Thought it might be worth mentioning here that writing to CRP DISABLD on Linux is not as simple as drag & drop! Had me banging my head against the wall for some time before I tried booting into Windows instead to see if that made any difference… from https://www.nxp.com/docs/en/application-note/AN10986.pdf:

“The data written to the filesystem is organized in flash by disk block order, with the beginning of flash starting at block 4. If firmware.bin is deleted, PCs running windows will allocate any new file starting at block 4 and using increasing block numbers as more data is written. This means that in Windows, any standard program or tool can be used to write new firmware to the LPC1300. In a Windows Explorer window, a user can delete firmware.bin and drag over a new file to program the flash. Unfortunately, FAT filesystems on Mac and Linux machines tend to allocate blocks to files in a different order which results in data being written onto the ISP disk, and consequently firmware being written to flash, being reordered. This will cause the firmware update to be unsuccessful. There are two workarounds for this. The most general workaround is to overwrite the firmware.bin file in place. A more “brute-force” option that requires administrative privileges to do direct disk device writes to /dev.”
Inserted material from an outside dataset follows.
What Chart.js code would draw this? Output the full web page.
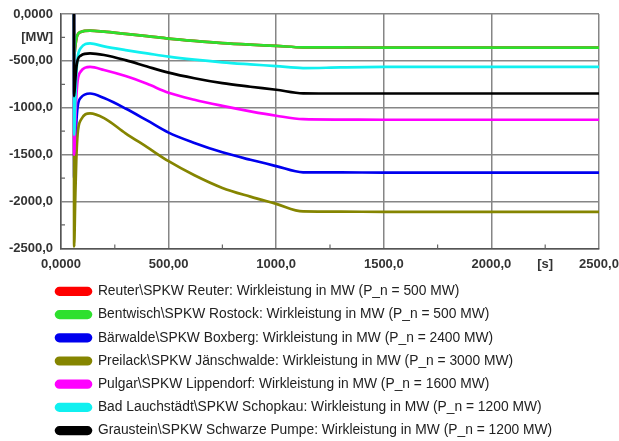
<!DOCTYPE html>
<html>
<head>
<meta charset="utf-8">
<script src="https://cdn.jsdelivr.net/npm/chart.js@4.4.1/dist/chart.umd.min.js"></script>
<style>
  html, body { margin: 0; padding: 0; background: #ffffff; }
  #wrap { width: 619px; height: 441px; position: relative; }
</style>
</head>
<body>
<div id="wrap"><canvas id="chart"></canvas></div>
<script>
// Time axis [s] of the sampled simulation output
const times = [60, 61, 66, 71, 77, 92, 135, 200, 300, 400, 500, 620, 750, 880, 1000, 1125, 1300, 1500, 2000, 2500];

// Active power [MW] per power plant
const reuter      = [0, -450, -354, -273, -221, -191, -177, -188, -212, -236, -262, -287, -310, -327, -340, -356, -357, -358, -358, -358];
const rostock     = [0, -450, -354, -273, -221, -191, -177, -188, -212, -236, -262, -287, -310, -327, -340, -356, -357, -358, -358, -358];
const boxberg     = [0, -1750, -1434, -1164, -992, -893, -848, -897, -1008, -1135, -1265, -1375, -1475, -1555, -1622, -1689, -1690, -1691, -1691, -1691];
const jaenschwalde = [0, -2480, -1983, -1557, -1287, -1131, -1060, -1110, -1272, -1420, -1570, -1720, -1855, -1948, -2025, -2106, -2108, -2110, -2110, -2110];
const lippendorf  = [0, -1500, -1173, -892, -715, -612, -565, -597, -662, -745, -840, -915, -980, -1038, -1085, -1122, -1126, -1128, -1128, -1128];
const schopkau    = [0, -1290, -948, -656, -470, -363, -314, -346, -385, -420, -455, -487, -515, -537, -556, -577, -570, -565, -564, -564];
const schwarzePumpe = [0, -876, -716, -580, -493, -443, -420, -437, -492, -560, -625, -685, -738, -776, -808, -846, -848, -848, -848, -848];

const seriesNames = [
  'Reuter\\SPKW Reuter: Wirkleistung in MW (P_n = 500 MW)',
  'Bentwisch\\SPKW Rostock: Wirkleistung in MW (P_n = 500 MW)',
  'Bärwalde\\SPKW Boxberg: Wirkleistung in MW (P_n = 2400 MW)',
  'Preilack\\SPKW Jänschwalde: Wirkleistung in MW (P_n = 3000 MW)',
  'Pulgar\\SPKW Lippendorf: Wirkleistung in MW (P_n = 1600 MW)',
  'Bad Lauchstädt\\SPKW Schopkau: Wirkleistung in MW (P_n = 1200 MW)',
  'Graustein\\SPKW Schwarze Pumpe: Wirkleistung in MW (P_n = 1200 MW)'
];
const seriesValues = [reuter, rostock, boxberg, jaenschwalde, lippendorf, schopkau, schwarzePumpe];
const seriesColors = ['#ff0000', '#2ee02e', '#0000ee', '#858500', '#ff00ff', '#10f0f0', '#000000'];

// Axis ranges and tick spacing
const xMin = 0, xMax = 2500, xStep = 250;
const yMin = -2500, yMax = 0, yStep = 250;
const xUnitLabel = '[s]', xUnitAt = 2250;
const yUnitLabel = '[MW]', yUnitAt = -250;

// 5 significant digits with decimal comma: 0,0000 / 500,00 / 1000,0
function fmt(v) {
  if (v === 0) return '0,0000';
  const digits = Math.floor(Math.log10(Math.abs(v))) + 1;
  return v.toFixed(Math.max(0, 5 - digits)).replace('.', ',');
}
const isMajor = (v) => Math.abs(v % 500) < 1e-9;

const datasets = seriesValues.map((vals, i) => ({
  label: seriesNames[i],
  data: times.map((t, k) => ({ x: t, y: vals[k] })),
  borderColor: seriesColors[i],
  backgroundColor: seriesColors[i],
  borderWidth: 2.7,
  pointRadius: 0,
  cubicInterpolationMode: 'monotone',
  order: seriesValues.length - i
}));

// short inner tick marks at the intermediate (non-labelled) steps
const minorTicks = {
  id: 'minorTicks',
  afterDatasetsDraw(chart) {
    const { ctx, chartArea, scales: { x, y } } = chart;
    ctx.save();
    ctx.strokeStyle = '#666';
    ctx.lineWidth = 1.2;
    ctx.beginPath();
    x.ticks.forEach(t => {
      if (isMajor(t.value)) return;
      const px = x.getPixelForValue(t.value);
      ctx.moveTo(px, chartArea.bottom);
      ctx.lineTo(px, chartArea.bottom - 4);
    });
    y.ticks.forEach(t => {
      if (isMajor(t.value)) return;
      const py = y.getPixelForValue(t.value);
      ctx.moveTo(chartArea.left, py);
      ctx.lineTo(chartArea.left + 4, py);
    });
    ctx.stroke();
    ctx.restore();
  }
};

// indent the legend column so it lines up under the plot
const legendIndent = {
  id: 'legendIndent',
  afterLayout(chart) {
    const lg = chart.legend;
    if (!lg) return;
    lg.left += 43.6;
    lg.right += 43.6;
  }
};

const tickFont = { family: "'Liberation Sans', Arial, sans-serif", size: 13, weight: 'bold' };
const gridColor = (c) => (c.tick && isMajor(c.tick.value)) ? '#868686' : 'rgba(0,0,0,0)';

new Chart(document.getElementById('chart'), {
  type: 'line',
  data: { datasets },
  plugins: [minorTicks, legendIndent],
  options: {
    responsive: true,
    maintainAspectRatio: false,
    animation: false,
    layout: { padding: { left: 3, right: 20, top: 14, bottom: -6.5 } },
    plugins: {
      tooltip: { enabled: false },
      legend: {
        position: 'bottom',
        align: 'start',
        labels: {
          sort: (a, b) => a.datasetIndex - b.datasetIndex,
          boxWidth: 35,
          boxHeight: 6.5,
          useBorderRadius: true,
          borderRadius: 3.5,
          padding: 9.4,
          color: '#222',
          font: { family: "'Liberation Sans', Arial, sans-serif", size: 13.8 }
        }
      }
    },
    scales: {
      x: {
        type: 'linear',
        min: xMin, max: xMax,
        afterFit: (s) => { s.height = 26.7; },
        border: { display: true, color: '#555', width: 1.5 },
        grid: {
          drawTicks: true,
          tickLength: 8.5,
          tickColor: 'rgba(0,0,0,0)',
          lineWidth: 1.5,
          color: gridColor
        },
        ticks: {
          stepSize: xStep,
          autoSkip: false,
          maxRotation: 0,
          padding: 0,
          color: '#333',
          font: tickFont,
          callback: (v) => v === xUnitAt ? xUnitLabel : (isMajor(v) ? fmt(v) : '')
        }
      },
      y: {
        type: 'linear',
        min: yMin, max: yMax,
        afterFit: (s) => { s.width = 58; },
        border: { display: true, color: '#555', width: 1.5 },
        grid: {
          drawTicks: true,
          tickLength: 8,
          tickColor: 'rgba(0,0,0,0)',
          lineWidth: 1.5,
          color: gridColor
        },
        ticks: {
          stepSize: yStep,
          autoSkip: false,
          padding: 0,
          color: '#333',
          font: tickFont,
          callback: (v) => v === yUnitAt ? yUnitLabel : (isMajor(v) ? fmt(v) : '')
        }
      }
    }
  }
});
</script>
</body>
</html>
[Solved] Uploading .bin to Pokitto under Linux
#11

Am I the only person having trouble writing to Pokitto? it seems that quite often the data just doesn’t take and the Pokitto stays in CRP DISABLED mode and I have to write the bin two or three times, sometimes needing to recompile before it resets properly.


#12

I have never come across this issue.

  • has it started recently or has it been since the beginning?
  • have you tried other cables?

#13

I can’t really remember, I do more tests now than I did when I first got it, so it might have been from the beginning.
Other cable do the same thing. Could it be something to do with the compiled code? I think I remember you mentioning that there needs to be some checksum in place or the code wont boot, perhaps that’s why recompiling usually fixes it.
Or maybe it’s to do with the way windows copies files, I might not be leaving enough time for the process to finish properly, I know windows doesn’t copy files in the exact amount of time it says it does.


#14

This I have noticed at times. Try to “Save As…” on top of the firmware.bin and see if it makes a difference


#15

I was using windows and it happened to me just one time. I tough the boot button was stuck and Pokitto kept rebooting for that reason. After more test, only flashing again the firmware give me the usual welcome screen.
My feeling was that probably I rebooted too early after the new .bin was copied, resulting in corrupted file.


#16

Yes, this is possible. I am not sure if the flashing is “realtime” or if theres a small delay before its ready after the bin is copied.


#17

I have tried some different cables, I have also tried ‘safely removing’ to Eject LPC1XXX IFLASH then waiting a few seconds and it still happens randomly.
Usually re-copying the file will make it work, but sometimes I have to re-compile.


#18

I don’t actually eject the pokitto and haven’t had any issues copying from windows and the files are always copied quick enough for me to call it instant.
Instead of ejecting i just press the reset button on the pokitto, that disconnects it and boots it up. That way if I do have a corrupt file I can just reset in flash mode and save a bit of plugging and unplugging my USB cable.


#19

I really don’t know what is causing this. I do know that I am probably flashing my Pokitto a lot more that many of the current users. But yeah, my usual method is to delete firmware.bin, drag and drop the file I just compiled, wait until the fill copying dialog box has vanished then hit the reset button.


#20

Can we do this: I will send you a new Pokitto. You send me back the one you have when you get the replacement from me. Normal mail is OK.

Plan Ok?

I want to debug that individual board to see if there is something dodgy going on.